ゴキゲン中飛車の将棋を並べるときだけは盤面を逆にして見ている。自分自身の実戦にも出てくる形なので序盤の何気ないところでも参考になる。以前は力戦中飛車と呼ばれ力自慢のアマが指すような戦法だったが、今では序盤の研究も進み、皆が舗装された道路を進んでいく。逆に中盤以降は構想力が求められる。羽生が慎重なのは中盤を見据えて構想を練っているからだろう。対して久保は自然体である。特に終盤時間を残そうとしているわけでもなく、勝負どころまで力を貯めている感じを受ける。28手目の△6四歩は▲3五歩から銀で角頭を狙う手が見えているだけにやりづらい。
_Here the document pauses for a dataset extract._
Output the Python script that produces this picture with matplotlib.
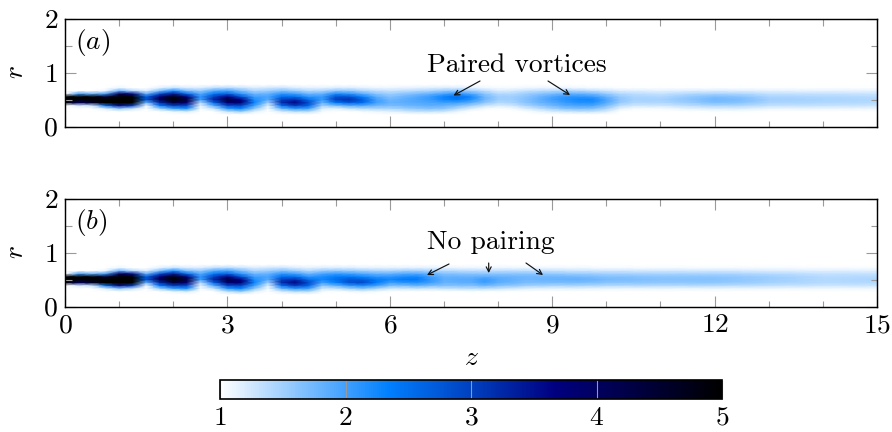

果たして羽生の▲2四歩の突き捨てから▲4五銀と出たのは積極的な一手である。39手目の▲5三銀の打ち込みはみすみす二枚替えをするだけに何か成算があるはずだ。

封じ手の局面はわかりやすい。▲5三桂成△同飛までは誰が指しても一緒。羽生が封じ手に取り返しの手を選択したことで43手目の指し手を一晩考えることができる。おそらく▲2四飛と走って△2三歩には3四から5四と飛車をぶん回すのが狙いではないか。その後の展開がどうなるかは想像つかない。後手は3二金が最後まで残ってしまうと勝ちづらくなる。サバキのアーティストがどのような手を繰り出していくか、明日も目が離せない。